A survey published recently by the Directorate-General of Budget, Accounting and Statistics revealed that, as of May this year, 42 percent of employees in Taiwan earned monthly salaries of less than NT$30,000. The true situation may be even worse, because the term “employees” includes several tens of thousands of Taiwanese who work in China — whose monthly salaries tend to be higher than those in Taiwan — so the proportion of working poor among people employed in Taiwan is probably much higher than 42 percent.
The question is: Why are there so many “working poor”?
“Because of the effects of the global financial crisis” — this is the stock response from government officials. However, the situation is not so grim in neighboring countries, although they were all hit by the same financial tsunami. Taiwan’s opposition parties and media commentators all blame the incompetence of President Ma Ying-jeou (馬英九) and his administration, but it was not during Ma’s presidency that salaries stopped growing — they have been at a standstill since 2000. It is just that the problem has become even worse under the Ma government. If you are looking for the real reasons for this, the following figures are to provide an answer.
The first point is that, whereas Taiwanese manufacturers did 12.24 percent of their manufacturing overseas in 1999, that figure grew to 46.23 percent by 2007, with 90.9 percent of offshore production done in China. By last year, the figure had climbed to 50.52 percent, with 92.7 percent of production abroad concentrated in China. After Taiwan’s first handover of government power from the Chinese Nationalist Party (KMT) to the Democratic Progressive Party (DPP) in 2000, the administration of then-DPP president Chen Shui-bian (陳水扁) abandoned his KMT predecessor, former president Lee Teng-hui’s (李登輝) “no haste, be patient” policy with regard to investment in China, allowing Taiwanese manufacturers to quickly move their operations across the Taiwan Strait. This relaxation of Taiwan’s cross-strait policies led to an exodus of manufacturers on a scale that no other country has ever seen.
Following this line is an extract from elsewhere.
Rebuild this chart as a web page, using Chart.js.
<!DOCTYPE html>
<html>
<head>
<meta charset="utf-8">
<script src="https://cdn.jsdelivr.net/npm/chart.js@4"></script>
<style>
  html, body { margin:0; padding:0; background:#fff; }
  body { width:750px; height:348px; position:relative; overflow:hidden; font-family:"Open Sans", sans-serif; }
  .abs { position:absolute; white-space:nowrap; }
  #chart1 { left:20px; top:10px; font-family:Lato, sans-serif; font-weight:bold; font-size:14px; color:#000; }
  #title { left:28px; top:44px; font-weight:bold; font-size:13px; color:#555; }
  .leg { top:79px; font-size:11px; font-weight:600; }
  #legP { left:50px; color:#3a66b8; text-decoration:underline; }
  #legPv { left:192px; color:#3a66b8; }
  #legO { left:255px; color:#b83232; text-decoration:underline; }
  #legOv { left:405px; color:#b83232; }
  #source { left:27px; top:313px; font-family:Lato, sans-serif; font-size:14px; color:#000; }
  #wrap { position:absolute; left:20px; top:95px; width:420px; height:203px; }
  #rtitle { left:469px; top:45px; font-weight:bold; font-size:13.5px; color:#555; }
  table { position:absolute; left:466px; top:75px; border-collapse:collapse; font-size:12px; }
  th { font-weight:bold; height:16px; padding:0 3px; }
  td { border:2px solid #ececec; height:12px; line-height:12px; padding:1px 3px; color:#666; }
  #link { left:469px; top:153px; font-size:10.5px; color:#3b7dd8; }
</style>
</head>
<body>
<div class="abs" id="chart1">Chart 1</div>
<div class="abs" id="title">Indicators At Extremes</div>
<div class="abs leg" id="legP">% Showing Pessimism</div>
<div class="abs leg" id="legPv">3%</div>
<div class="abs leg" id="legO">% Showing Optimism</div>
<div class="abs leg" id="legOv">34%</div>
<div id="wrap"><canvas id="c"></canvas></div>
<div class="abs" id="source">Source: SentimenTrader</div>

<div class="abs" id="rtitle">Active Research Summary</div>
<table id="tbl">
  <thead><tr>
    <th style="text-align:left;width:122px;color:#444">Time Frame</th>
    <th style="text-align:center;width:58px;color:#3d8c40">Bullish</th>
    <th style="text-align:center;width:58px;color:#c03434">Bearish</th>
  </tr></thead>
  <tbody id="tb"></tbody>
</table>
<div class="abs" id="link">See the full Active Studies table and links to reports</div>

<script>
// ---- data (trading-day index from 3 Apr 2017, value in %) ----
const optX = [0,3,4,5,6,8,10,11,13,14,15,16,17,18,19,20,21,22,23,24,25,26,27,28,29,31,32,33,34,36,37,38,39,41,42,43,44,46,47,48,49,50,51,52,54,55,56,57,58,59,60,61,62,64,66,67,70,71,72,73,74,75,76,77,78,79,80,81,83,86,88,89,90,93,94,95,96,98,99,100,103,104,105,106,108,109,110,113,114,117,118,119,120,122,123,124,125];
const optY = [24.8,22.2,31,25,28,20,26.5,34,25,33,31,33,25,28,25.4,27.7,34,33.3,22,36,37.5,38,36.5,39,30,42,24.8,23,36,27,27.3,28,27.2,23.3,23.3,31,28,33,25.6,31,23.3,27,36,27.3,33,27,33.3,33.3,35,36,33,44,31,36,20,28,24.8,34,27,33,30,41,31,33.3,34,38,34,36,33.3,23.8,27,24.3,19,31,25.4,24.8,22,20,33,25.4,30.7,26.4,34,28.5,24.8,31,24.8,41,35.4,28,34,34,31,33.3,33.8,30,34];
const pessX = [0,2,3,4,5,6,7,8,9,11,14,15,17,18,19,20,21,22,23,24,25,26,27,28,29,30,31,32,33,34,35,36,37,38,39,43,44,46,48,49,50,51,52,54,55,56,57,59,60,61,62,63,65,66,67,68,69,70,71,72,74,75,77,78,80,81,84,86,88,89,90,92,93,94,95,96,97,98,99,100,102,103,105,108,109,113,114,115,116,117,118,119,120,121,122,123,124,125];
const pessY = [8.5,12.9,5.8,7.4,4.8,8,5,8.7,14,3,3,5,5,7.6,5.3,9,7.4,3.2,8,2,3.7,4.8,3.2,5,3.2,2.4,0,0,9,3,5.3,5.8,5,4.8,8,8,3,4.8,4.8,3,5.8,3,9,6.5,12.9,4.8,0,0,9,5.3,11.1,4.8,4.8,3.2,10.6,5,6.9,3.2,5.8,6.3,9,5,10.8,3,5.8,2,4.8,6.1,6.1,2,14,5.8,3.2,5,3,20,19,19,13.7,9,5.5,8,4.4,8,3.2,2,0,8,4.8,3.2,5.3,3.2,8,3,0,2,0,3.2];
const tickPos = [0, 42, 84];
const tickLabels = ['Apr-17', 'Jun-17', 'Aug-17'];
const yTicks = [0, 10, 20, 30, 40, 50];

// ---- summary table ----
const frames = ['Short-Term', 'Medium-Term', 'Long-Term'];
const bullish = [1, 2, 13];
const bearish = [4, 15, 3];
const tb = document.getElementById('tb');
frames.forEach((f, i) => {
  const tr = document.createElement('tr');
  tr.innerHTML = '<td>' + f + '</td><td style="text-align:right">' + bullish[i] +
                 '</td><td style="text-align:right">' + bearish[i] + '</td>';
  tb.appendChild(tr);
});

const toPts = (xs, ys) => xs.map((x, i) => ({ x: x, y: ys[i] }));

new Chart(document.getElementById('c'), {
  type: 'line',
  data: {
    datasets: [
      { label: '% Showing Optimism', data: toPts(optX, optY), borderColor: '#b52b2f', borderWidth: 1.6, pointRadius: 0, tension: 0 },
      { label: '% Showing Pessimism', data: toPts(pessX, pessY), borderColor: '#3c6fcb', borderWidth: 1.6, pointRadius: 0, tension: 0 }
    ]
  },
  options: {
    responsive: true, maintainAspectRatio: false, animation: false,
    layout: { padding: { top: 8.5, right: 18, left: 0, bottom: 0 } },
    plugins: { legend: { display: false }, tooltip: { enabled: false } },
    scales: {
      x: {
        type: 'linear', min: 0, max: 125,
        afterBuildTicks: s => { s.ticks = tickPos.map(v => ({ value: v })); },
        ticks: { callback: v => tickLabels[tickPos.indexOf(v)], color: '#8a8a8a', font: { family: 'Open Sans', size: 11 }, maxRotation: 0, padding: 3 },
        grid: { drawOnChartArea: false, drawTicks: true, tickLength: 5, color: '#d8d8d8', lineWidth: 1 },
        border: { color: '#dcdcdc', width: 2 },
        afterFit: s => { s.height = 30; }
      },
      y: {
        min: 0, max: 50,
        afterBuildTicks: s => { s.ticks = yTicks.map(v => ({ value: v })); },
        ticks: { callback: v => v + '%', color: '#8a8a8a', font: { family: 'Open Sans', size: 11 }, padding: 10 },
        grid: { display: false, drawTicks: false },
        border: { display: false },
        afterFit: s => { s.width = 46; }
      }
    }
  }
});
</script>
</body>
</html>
Second, it is true that moving production lines overseas got Taiwanese manufacturers out of a tight spot as regards competitiveness. This is confirmed by operating profits for listed Taiwanese companies growing 200 percent between 1998 and last year, while their net profits after tax shot up 400 percent. However, the threat of factory closures locally left workers with no choice but to put up with a situation in which their real wages fell and their employers could demand anything they wanted of them. From that time on, workers’ share of GDP has been falling steadily, from about 50 percent of GDP 10 years ago to a record low of 44.5 percent in 2010. Ironically, Taiwan’s low wages are one of the reasons why the country is listed among the world’s most competitive economies in the International Institute for Management Development’s world competitiveness rankings.
The third point is that while Taiwanese manufacturers have spent more than a decade chasing cheap labor in China, they have paid scant attention to research, development and innovation. The overall value-added rate for the Taiwanese manufacturing industry as a whole slid from 26.3 percent in 2000 to 21.3 percent in 2010 — the biggest drop in Asia. This has canceled out any competitive edge arising from the low wages paid to workers in Taiwan and as companies’ competitiveness falls, wages cannot go up.